=== What is required ===
Without the pictures, repeat the listing character for character.

[Start Source excerpt]

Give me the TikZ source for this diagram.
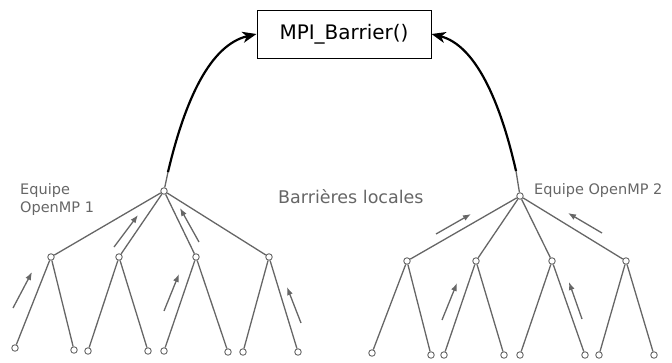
\documentclass[tikz,border=0pt]{standalone}
\usepackage{fontspec}
\setmainfont{DejaVu Sans}
\usetikzlibrary{arrows.meta}
\definecolor{tg}{HTML}{666666}
\tikzset{
  pt/.style={circle,draw=tg,fill=white,line width=0.9pt,inner sep=0pt,minimum size=6.5pt},
  edge/.style={draw=tg,line width=1.3pt},
  flow/.style={draw=tg,line width=1.3pt,-{Latex[length=8pt,width=6pt]}},
  big/.style={draw=black,line width=2.2pt,-{Stealth[length=14pt,width=11pt,inset=4pt]}},
  lbl/.style={text=tg,font=\fontsize{14.5}{18}\selectfont,align=left,inner sep=0pt}
}
\begin{document}
\begin{tikzpicture}[x=1pt,y=-1pt]
\useasboundingbox (0,0) rectangle (672,362);
% box
\node[draw=black,line width=1pt,minimum width=174pt,minimum height=48pt,inner sep=0pt,font=\fontsize{20}{24}\selectfont] (mpi) at (344,34) {MPI\_Barrier()};
% left tree
\node[pt] (L) at (164,191) {};
\node[pt] (L1) at (51,257) {};
\node[pt] (L2) at (119,257) {};
\node[pt] (L3) at (196,257) {};
\node[pt] (L4) at (269,257) {};
\node[pt] (La) at (15,348) {};
\node[pt] (Lb) at (74,350) {};
\node[pt] (Lc) at (88,351) {};
\node[pt] (Ld) at (148,351) {};
\node[pt] (Le) at (164,351) {};
\node[pt] (Lf) at (228,352) {};
\node[pt] (Lg) at (243,352) {};
\node[pt] (Lh) at (298,352) {};
\foreach \a/\b in {L/L1,L/L2,L/L3,L/L4,L1/La,L1/Lb,L2/Lc,L2/Ld,L3/Le,L3/Lf,L4/Lg,L4/Lh}
  \draw[edge] (\a) -- (\b);
% right tree
\node[pt] (R) at (520,196) {};
\node[pt] (R1) at (407,261) {};
\node[pt] (R2) at (476,261) {};
\node[pt] (R3) at (552,261) {};
\node[pt] (R4) at (626,261) {};
\node[pt] (Ra) at (372,353) {};
\node[pt] (Rb) at (431,355) {};
\node[pt] (Rc) at (444,355) {};
\node[pt] (Rd) at (504,355) {};
\node[pt] (Re) at (520,355) {};
\node[pt] (Rf) at (585,355) {};
\node[pt] (Rg) at (599,355) {};
\node[pt] (Rh) at (654,355) {};
\foreach \a/\b in {R/R1,R/R2,R/R3,R/R4,R1/Ra,R1/Rb,R2/Rc,R2/Rd,R3/Re,R3/Rf,R4/Rg,R4/Rh}
  \draw[edge] (\a) -- (\b);
% small flow arrows
\coordinate (a1s) at (13,308); \coordinate (a1e) at (32,272);
\coordinate (a2s) at (114,247); \coordinate (a2e) at (138,215);
\coordinate (a3s) at (164,311); \coordinate (a3e) at (179,274);
\coordinate (a4s) at (199,242); \coordinate (a4e) at (180,208);
\coordinate (a5s) at (301,323); \coordinate (a5e) at (287,287);
\coordinate (b1s) at (436,234); \coordinate (b1e) at (471,214);
\coordinate (b2s) at (602,233); \coordinate (b2e) at (568,213);
\coordinate (b3s) at (442,320); \coordinate (b3e) at (457,283);
\coordinate (b4s) at (582,319); \coordinate (b4e) at (569,282);
\foreach \s/\e in {a1s/a1e,a2s/a2e,a3s/a3e,a4s/a4e,a5s/a5e,b1s/b1e,b2s/b2e,b3s/b3e,b4s/b4e}
  \draw[flow] (\s) -- (\e);
% big arrows to MPI
\coordinate (lc) at (168,172);
\coordinate (rc) at (516,171);
\draw[edge] (L) -- (lc);
\draw[edge] (R) -- (rc);
\draw[big] (lc) .. controls (185,100) and (210,45) .. (mpi.west);
\draw[big] (rc) .. controls (500,100) and (475,45) .. (mpi.east);
% labels
\node[lbl,anchor=north west] (t1) at (20,183) {Equipe\\OpenMP 1};
\node[lbl,anchor=west] (t2) at (534,190) {Equipe OpenMP 2};
\node[lbl,anchor=west,font=\fontsize{17.5}{20}\selectfont] (t3) at (278,197) {Barrières locales};
\end{tikzpicture}
\end{document}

[End Source excerpt]

=== Correct answer ===
Give me the TikZ source for this diagram.
\documentclass[tikz,border=0pt]{standalone}
\usepackage{fontspec}
\setmainfont{DejaVu Sans}
\usetikzlibrary{arrows.meta}
\definecolor{tg}{HTML}{666666}
\tikzset{
  pt/.style={circle,draw=tg,fill=white,line width=0.9pt,inner sep=0pt,minimum size=6.5pt},
  edge/.style={draw=tg,line width=1.3pt},
  flow/.style={draw=tg,line width=1.3pt,-{Latex[length=8pt,width=6pt]}},
  big/.style={draw=black,line width=2.2pt,-{Stealth[length=14pt,width=11pt,inset=4pt]}},
  lbl/.style={text=tg,font=\fontsize{14.5}{18}\selectfont,align=left,inner sep=0pt}
}
\begin{document}
\begin{tikzpicture}[x=1pt,y=-1pt]
\useasboundingbox (0,0) rectangle (672,362);
% box
\node[draw=black,line width=1pt,minimum width=174pt,minimum height=48pt,inner sep=0pt,font=\fontsize{20}{24}\selectfont] (mpi) at (344,34) {MPI\_Barrier()};
% left tree
\node[pt] (L) at (164,191) {};
\node[pt] (L1) at (51,257) {};
\node[pt] (L2) at (119,257) {};
\node[pt] (L3) at (196,257) {};
\node[pt] (L4) at (269,257) {};
\node[pt] (La) at (15,348) {};
\node[pt] (Lb) at (74,350) {};
\node[pt] (Lc) at (88,351) {};
\node[pt] (Ld) at (148,351) {};
\node[pt] (Le) at (164,351) {};
\node[pt] (Lf) at (228,352) {};
\node[pt] (Lg) at (243,352) {};
\node[pt] (Lh) at (298,352) {};
\foreach \a/\b in {L/L1,L/L2,L/L3,L/L4,L1/La,L1/Lb,L2/Lc,L2/Ld,L3/Le,L3/Lf,L4/Lg,L4/Lh}
  \draw[edge] (\a) -- (\b);
% right tree
\node[pt] (R) at (520,196) {};
\node[pt] (R1) at (407,261) {};
\node[pt] (R2) at (476,261) {};
\node[pt] (R3) at (552,261) {};
\node[pt] (R4) at (626,261) {};
\node[pt] (Ra) at (372,353) {};
\node[pt] (Rb) at (431,355) {};
\node[pt] (Rc) at (444,355) {};
\node[pt] (Rd) at (504,355) {};
\node[pt] (Re) at (520,355) {};
\node[pt] (Rf) at (585,355) {};
\node[pt] (Rg) at (599,355) {};
\node[pt] (Rh) at (654,355) {};
\foreach \a/\b in {R/R1,R/R2,R/R3,R/R4,R1/Ra,R1/Rb,R2/Rc,R2/Rd,R3/Re,R3/Rf,R4/Rg,R4/Rh}
  \draw[edge] (\a) -- (\b);
% small flow arrows
\coordinate (a1s) at (13,308); \coordinate (a1e) at (32,272);
\coordinate (a2s) at (114,247); \coordinate (a2e) at (138,215);
\coordinate (a3s) at (164,311); \coordinate (a3e) at (179,274);
\coordinate (a4s) at (199,242); \coordinate (a4e) at (180,208);
\coordinate (a5s) at (301,323); \coordinate (a5e) at (287,287);
\coordinate (b1s) at (436,234); \coordinate (b1e) at (471,214);
\coordinate (b2s) at (602,233); \coordinate (b2e) at (568,213);
\coordinate (b3s) at (442,320); \coordinate (b3e) at (457,283);
\coordinate (b4s) at (582,319); \coordinate (b4e) at (569,282);
\foreach \s/\e in {a1s/a1e,a2s/a2e,a3s/a3e,a4s/a4e,a5s/a5e,b1s/b1e,b2s/b2e,b3s/b3e,b4s/b4e}
  \draw[flow] (\s) -- (\e);
% big arrows to MPI
\coordinate (lc) at (168,172);
\coordinate (rc) at (516,171);
\draw[edge] (L) -- (lc);
\draw[edge] (R) -- (rc);
\draw[big] (lc) .. controls (185,100) and (210,45) .. (mpi.west);
\draw[big] (rc) .. controls (500,100) and (475,45) .. (mpi.east);
% labels
\node[lbl,anchor=north west] (t1) at (20,183) {Equipe\\OpenMP 1};
\node[lbl,anchor=west] (t2) at (534,190) {Equipe OpenMP 2};
\node[lbl,anchor=west,font=\fontsize{17.5}{20}\selectfont] (t3) at (278,197) {Barrières locales};
\end{tikzpicture}
\end{document}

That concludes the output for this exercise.